Carrera has specced a Suntour suspension fork, which is, on balance, a mistake. Because the hub motor is at the rear, the fork doesn't have to cope with its weight so it tracks fairly well, though it's slightly vague at speed – not helped by the fact that your weight is a long way back. The suspension it offers is fairly basic and most of the time I couldn't really tell if I'd locked it out or not.
The bike has big 42mm tyres that take the sting out of pretty much anything, and when you're building to a strict budget like Carrera is here, the money you could save on the fork could be ploughed back into better components elsewhere. Those tyres, for a start, are pretty basic, and the Altus transmission could probably be a rung higher, too, if the fork was a rigid alloy one. Also, we could have been treated to some mudguards and a nurse's lock, which would be the first upgrades I'd look at once I'd rolled this bike out of the shop. Probably even before that.
One thing Carrera hasn't skimped on is the brakes: you get hydraulic Tektro Aurigas on the Crossfire, and they're excellent, with masses of stopping power and a good feel. You want to be able to haul a 23kg bike to a standstill in good time and the Aurigas do that with aplomb. They're not the most expensive hydraulics out there by any means, but on an e-bike at this price they're hard to fault.
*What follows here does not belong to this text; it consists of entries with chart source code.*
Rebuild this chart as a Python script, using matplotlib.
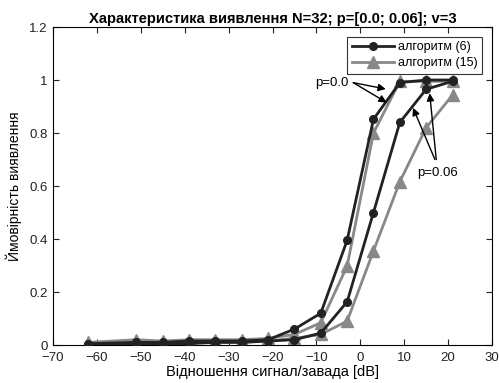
import matplotlib.pyplot as plt

plt.rcParams['font.family'] = ['Liberation Sans', 'DejaVu Sans']

# Відношення сигнал/завада [dB]
snr = [-62, -51, -45, -39, -33, -27, -21, -15, -9, -3, 3, 9, 15, 21]

# алгоритм (6)
alg6_p0 = [0.005, 0.01, 0.01, 0.015, 0.015, 0.015, 0.02, 0.06, 0.12, 0.395, 0.852, 0.99, 1.0, 1.0]
alg6_p006 = [0.0, 0.0, 0.005, 0.005, 0.01, 0.01, 0.015, 0.02, 0.045, 0.163, 0.50, 0.84, 0.965, 0.995]
# алгоритм (15)
alg15_p0 = [0.01, 0.02, 0.015, 0.02, 0.02, 0.02, 0.025, 0.04, 0.084, 0.298, 0.80, 0.995, 0.995, 0.995]
alg15_p006 = [0.005, 0.01, 0.01, 0.01, 0.01, 0.01, 0.015, 0.025, 0.04, 0.09, 0.355, 0.616, 0.82, 0.943]

xticks = [-70, -60, -50, -40, -30, -20, -10, 0, 10, 20, 30]
yticks = [0, 0.2, 0.4, 0.6, 0.8, 1.0, 1.2]
ylabels = ['0', '0.2', '0.4', '0.6', '0.8', '1', '1.2']

dark = '#222222'
grey = '#888888'

fig = plt.figure(figsize=(4.99, 3.83), dpi=100)
ax = fig.add_axes([0.1062, 0.0992, 0.8798, 0.8303])

# кривi
ax.plot(snr, alg6_p0, color=dark, lw=2, marker='o', ms=5.5, label='алгоритм (6)', zorder=3)
ax.plot(snr, alg15_p0, color=grey, lw=2, marker='^', ms=8.5, label='алгоритм (15)', zorder=2)
ax.plot(snr, alg6_p006, color=dark, lw=2, marker='o', ms=5.5, zorder=3)
ax.plot(snr, alg15_p006, color=grey, lw=2, marker='^', ms=8.5, zorder=2)

ax.set_xlim(-70, 30)
ax.set_ylim(0, 1.2)
ax.set_xticks(xticks)
ax.set_yticks(yticks)
ax.set_yticklabels(ylabels)
ax.tick_params(direction='in', top=True, right=True, labelsize=9.5, length=4, colors='#222222')
ax.tick_params(axis='x', pad=5)
ax.tick_params(axis='y', pad=4)

ax.set_title('Характеристика виявлення N=32; p=[0.0; 0.06]; v=3', fontsize=10.6, fontweight='bold', pad=3)
ax.set_xlabel('Відношення сигнал/завада [dB]', fontsize=10.5, labelpad=1)
ax.set_ylabel('Ймовірність виявлення', fontsize=10, labelpad=5)

# стрілки
arrow = dict(arrowstyle='-|>', color='black', lw=1, mutation_scale=11, shrinkA=0, shrinkB=0)
ax.text(-10.2, 0.99, 'p=0.0', fontsize=9.5, va='center', ha='left')
ax.annotate('', xy=(5.8, 0.966), xytext=(-1.6, 0.99), arrowprops=arrow)
ax.annotate('', xy=(6.0, 0.915), xytext=(-1.6, 0.99), arrowprops=arrow)
ax.text(13.0, 0.65, 'p=0.06', fontsize=9.5, va='center', ha='left')
ax.annotate('', xy=(12.0, 0.895), xytext=(17.0, 0.70), arrowprops=arrow)
ax.annotate('', xy=(15.8, 0.95), xytext=(17.3, 0.70), arrowprops=arrow)

leg = ax.legend(loc='upper right', fontsize=9, frameon=True, fancybox=False,
                edgecolor='black', handlelength=3.4, borderpad=0.35, labelspacing=0.3,
                handletextpad=0.3, borderaxespad=0.8)
leg.get_frame().set_linewidth(0.8)

fig.savefig('out.png', dpi=100)
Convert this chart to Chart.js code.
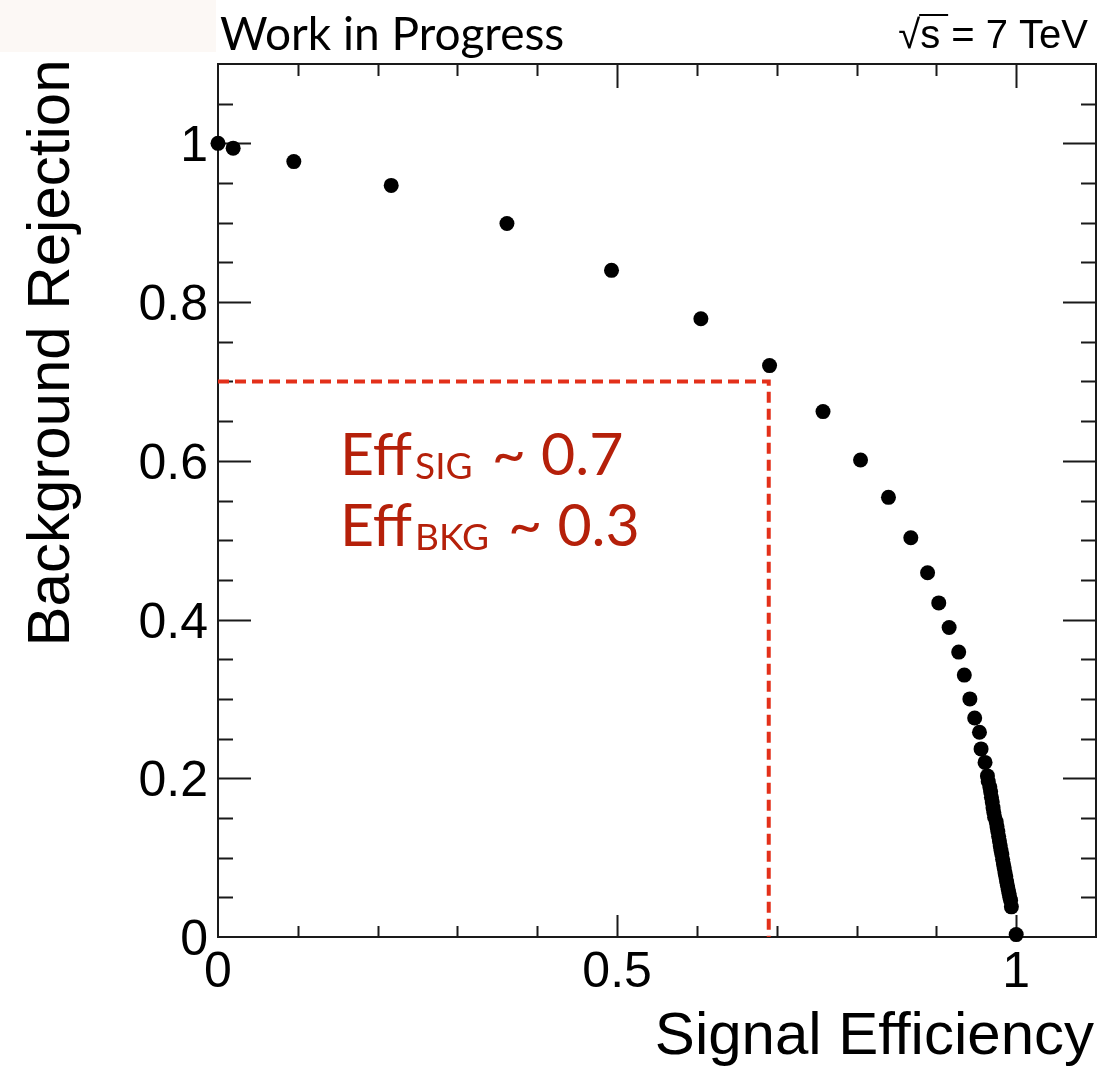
<!DOCTYPE html>
<html>
<head>
<meta charset="utf-8">
<title>ROC curve</title>
<script src="https://cdn.jsdelivr.net/npm/chart.js@4.4.1/dist/chart.umd.min.js"></script>
<style>
  html, body { margin: 0; padding: 0; background: #fff; overflow: hidden; }
  canvas { display: block; }
</style>
</head>
<body>
<canvas id="roc" width="1097" height="1066"></canvas>
<script>
// signal efficiency / background rejection pairs along the ROC curve
const sigEff = [
  0.000, 0.019, 0.095, 0.217, 0.362, 0.493, 0.605, 0.691, 0.758, 0.805,
  0.840, 0.868, 0.889, 0.903, 0.916, 0.928, 0.935, 0.942, 0.948, 0.954,
  0.956, 0.961, 0.964, 0.965, 0.967, 0.968, 0.969, 0.970, 0.971, 0.972,
  0.973, 0.975, 0.976, 0.977, 0.978, 0.979, 0.980, 0.981, 0.982, 0.983,
  0.984, 0.985, 0.986, 0.987, 0.988, 0.989, 0.990, 0.991, 0.992, 0.993,
  0.994, 1.000
];
const bkgRej = [
  1.000, 0.994, 0.977, 0.947, 0.899, 0.840, 0.779, 0.720, 0.662, 0.601,
  0.554, 0.503, 0.459, 0.421, 0.390, 0.359, 0.330, 0.300, 0.276, 0.258,
  0.237, 0.220, 0.203, 0.196, 0.189, 0.183, 0.176, 0.170, 0.163, 0.157,
  0.151, 0.145, 0.139, 0.133, 0.127, 0.121, 0.115, 0.109, 0.104, 0.098,
  0.092, 0.087, 0.081, 0.076, 0.070, 0.065, 0.060, 0.055, 0.050, 0.046,
  0.038, 0.003
];

// working point marked with the dashed guide
const cutSigEff = 0.69;
const cutBkgRej = 0.70;

const xTickValues = [0, 0.5, 1];
const xTickLabels = ['0', '0.5', '1'];
const yTickValues = [0, 0.2, 0.4, 0.6, 0.8, 1];
const yTickLabels = ['0', '0.2', '0.4', '0.6', '0.8', '1'];

const rocPoints = sigEff.map((x, i) => ({ x: x, y: bkgRej[i] }));
const cutLine = [
  { x: 0, y: cutBkgRej },
  { x: cutSigEff, y: cutBkgRej },
  { x: cutSigEff, y: 0 }
];

const AXIS_FONT = '"Liberation Sans", Arial, Helvetica, sans-serif';

// frame with inward ticks on all four sides, like a ROOT canvas
const rootFrame = {
  id: 'rootFrame',
  beforeDatasetsDraw(chart) {
    const { ctx, chartArea: a, scales } = chart;
    const xs = scales.x, ys = scales.y;
    ctx.save();
    ctx.strokeStyle = '#1a1a1a';
    ctx.lineWidth = 2;
    ctx.strokeRect(a.left, a.top, a.right - a.left, a.bottom - a.top);

    ctx.beginPath();
    for (let i = 1; i <= 10; i++) {
      const v = i / 10;
      const px = Math.round(xs.getPixelForValue(v)) + 0.5;
      const major = i % 5 === 0;
      const lenB = major ? 22 : 11;
      const lenT = major ? 24 : 12;
      ctx.moveTo(px, a.bottom); ctx.lineTo(px, a.bottom - lenB);
      ctx.moveTo(px, a.top); ctx.lineTo(px, a.top + lenT);
    }
    for (let i = 1; i <= 21; i++) {
      const v = i * 0.05;
      const py = Math.round(ys.getPixelForValue(v)) + 0.5;
      const major = i % 4 === 0;
      const len = major ? 33 : 15;
      ctx.moveTo(a.left, py); ctx.lineTo(a.left + len, py);
      ctx.moveTo(a.right, py); ctx.lineTo(a.right - len, py);
    }
    ctx.stroke();
    ctx.restore();
  },
  afterDraw(chart) {
    const { ctx, chartArea: a, scales } = chart;
    const xs = scales.x, ys = scales.y;
    ctx.save();

    // faint slide background in the top-left corner
    ctx.fillStyle = '#fcf8f5';
    ctx.fillRect(0, 0, a.left - 2, 52);

    // tick labels
    ctx.fillStyle = '#000';
    ctx.font = '50px ' + AXIS_FONT;
    ctx.textBaseline = 'alphabetic';
    ctx.textAlign = 'right';
    yTickValues.forEach((v, i) => {
      ctx.fillText(yTickLabels[i], a.left - 10, ys.getPixelForValue(v) + 18);
    });
    ctx.textAlign = 'center';
    xTickValues.forEach((v, i) => {
      ctx.fillText(xTickLabels[i], xs.getPixelForValue(v), a.bottom + 50);
    });

    // axis titles
    ctx.font = '60px ' + AXIS_FONT;
    ctx.textAlign = 'right';
    ctx.fillText('Signal Efficiency', 1094, 1054);
    ctx.save();
    ctx.translate(69, 353);
    ctx.rotate(-Math.PI / 2);
    ctx.textAlign = 'center';
    ctx.fillText('Background Rejection', 0, 0);
    ctx.restore();

    // header texts
    ctx.textAlign = 'left';
    ctx.font = '46px Lato, "Open Sans", sans-serif';
    ctx.fillText('Work in Progress', 220, 50);

    ctx.font = '40px ' + AXIS_FONT;
    ctx.textAlign = 'right';
    ctx.fillText('s = 7 TeV', 1088, 48);
    const sW = ctx.measureText('s = 7 TeV').width;
    const sLeft = 1088 - sW;
    ctx.fillText('\u221A', sLeft, 48);
    ctx.strokeStyle = '#000';
    ctx.lineWidth = 2;
    ctx.beginPath();
    ctx.moveTo(sLeft - 1, 15);
    ctx.lineTo(sLeft + 28, 15);
    ctx.stroke();

    // working point annotation
    ctx.fillStyle = '#b5200a';
    ctx.textAlign = 'left';
    const drawEff = (sub, value, baseline) => {
      let x = 340;
      ctx.font = '59px Lato, sans-serif';
      ctx.fillText('Eff', x, baseline);
      x += ctx.measureText('Eff').width + 3;
      ctx.font = '37px Lato, sans-serif';
      ctx.fillText(sub, x, baseline + 4);
      x += ctx.measureText(sub).width + 4;
      ctx.font = '59px Lato, sans-serif';
      ctx.fillText(' ~ ' + value, x, baseline);
    };
    drawEff('SIG', '0.7', 475);
    drawEff('BKG', '0.3', 546);

    ctx.restore();
  }
};

new Chart(document.getElementById('roc'), {
  type: 'scatter',
  data: {
    datasets: [
      {
        data: rocPoints,
        pointRadius: 7.5,
        pointBackgroundColor: '#000',
        pointBorderWidth: 0,
        showLine: false,
        clip: false,
        order: 0
      },
      {
        data: cutLine,
        showLine: true,
        borderColor: '#e3301a',
        borderWidth: 4,
        borderDash: [11, 6],
        pointRadius: 0,
        fill: false,
        order: 1
      }
    ]
  },
  options: {
    responsive: false,
    animation: false,
    events: [],
    layout: {
      autoPadding: false,
      padding: { left: 218, top: 64, right: 1, bottom: 129 }
    },
    plugins: {
      legend: { display: false },
      tooltip: { enabled: false }
    },
    scales: {
      x: { type: 'linear', min: 0, max: 1.1, display: false },
      y: { type: 'linear', min: 0, max: 1.1, display: false }
    }
  },
  plugins: [rootFrame]
});
</script>
</body>
</html>
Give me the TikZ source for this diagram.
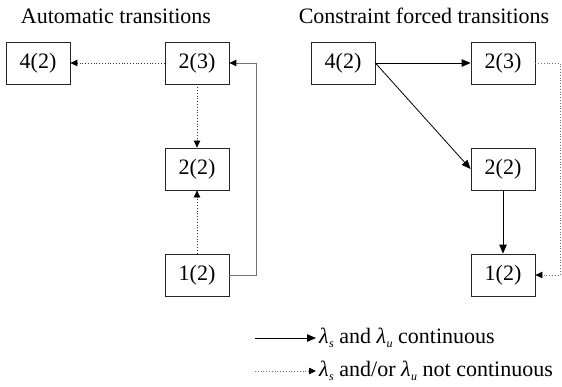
\documentclass[tikz,border=0pt]{standalone}
\usepackage{fontspec}
\setmainfont{Liberation Serif}
\usetikzlibrary{arrows.meta}
\newcommand{\lam}[1]{{\itshape λ}\kern0.5pt\raisebox{-0.45ex}{\fontsize{12}{12}\selectfont\itshape #1}}
\begin{document}
\begin{tikzpicture}[x=1pt,y=-1pt,
  box/.style={draw=black!85, line width=0.8pt, minimum width=64pt, minimum height=42pt, inner sep=0pt, font=\fontsize{22}{26}\selectfont},
  ttl/.style={font=\fontsize{22}{26}\selectfont, inner sep=0pt},
  lab/.style={font=\fontsize{22}{26}\selectfont, inner sep=0pt, anchor=west},
  bigtip/.style={-{Triangle[length=9pt,width=7.5pt,color=black]}},
  smalltip/.style={-{Triangle[length=7pt,width=6.5pt,color=black]}},
  solidarr/.style={bigtip, line width=0.8pt, draw=black},
  dotarr/.style={smalltip, line width=0.8pt, draw=black!80, dash pattern=on 1pt off 1.8pt},
  graydot/.style={smalltip, line width=0.8pt, draw=black!55, dash pattern=on 1pt off 1.8pt},
  graysolid/.style={smalltip, line width=1pt, draw=black!55}]
\useasboundingbox (0,0) rectangle (562,386);
% titles
\node[ttl] (t1) at (116,16) {Automatic transitions};
\node[ttl] (t2) at (424,16) {Constraint forced transitions};
% left panel
\node[box] (l42) at (38,63) {4(2)};
\node[box] (l23) at (197,63) {2(3)};
\node[box] (l22) at (197,169) {2(2)};
\node[box] (l12) at (197,275) {1(2)};
\coordinate (lc) at (256,63);
\draw[dotarr] (l23.west) -- (l42.east);
\draw[dotarr] (l23.south) -- (l22.north);
\draw[dotarr] (l12.north) -- (l22.south);
\draw[graysolid] (l12.east) -| (lc) -- (l23.east);
% right panel
\node[box] (r42) at (343,63) {4(2)};
\node[box] (r23) at (503,63) {2(3)};
\node[box] (r22) at (503,169) {2(2)};
\node[box] (r12) at (503,275) {1(2)};
\coordinate (rc) at (560,63);
\draw[solidarr] (r42.east) -- (r23.west);
\draw[solidarr] (r42.east) -- (r22.west);
\draw[solidarr] (r22.south) -- (r12.north);
\draw[graydot] (r23.east) -- (rc) |- (r12.east);
% legend
\coordinate (a1) at (255,338);
\coordinate (a2) at (316,338);
\coordinate (b1) at (255,371);
\coordinate (b2) at (316,371);
\draw[solidarr] (a1) -- (a2);
\draw[graydot] (b1) -- (b2);
\node[lab] (la) at (319,338) {\lam{s} and \lam{u} continuous};
\node[lab] (lb) at (319,371) {\lam{s} and/or \lam{u} not continuous};
\end{tikzpicture}
\end{document}
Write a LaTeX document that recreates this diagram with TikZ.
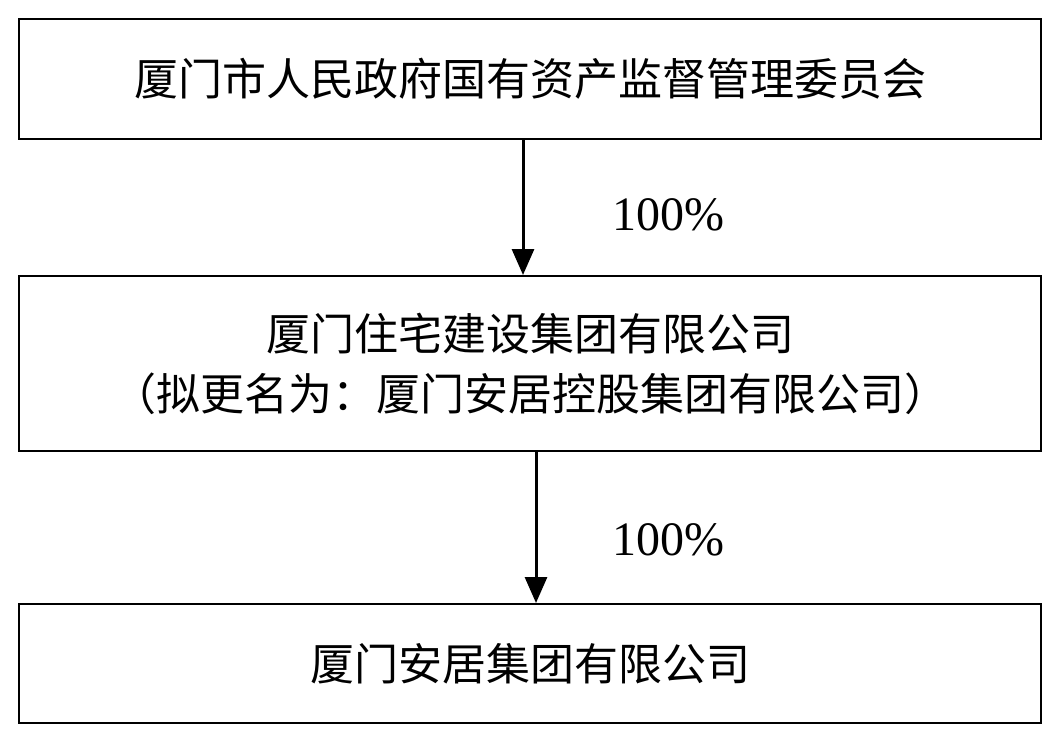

Overall: a great bike on cycle-to-work money
At £999 Carrera is pitching for your cycle-to-work dollars here, and if what you want is a bike for transport that will help you on your merry way, the Crossfire is hard to fault. Okay, you'll be wanting to at least add some mudguards, and the fork is surplus to requirements, but the transmission is effective and the range impressive for what is a pretty cheap electric bike in the grand scheme of things. Suntour's HESC rear hub may not be quite as refined as something like the Bosch system, but you're looking at double the money for a bike with that drivetrain, and as a budget option the Suntour kit delivers a good experience. It's an easy bike to ride and also an easy one to recommend.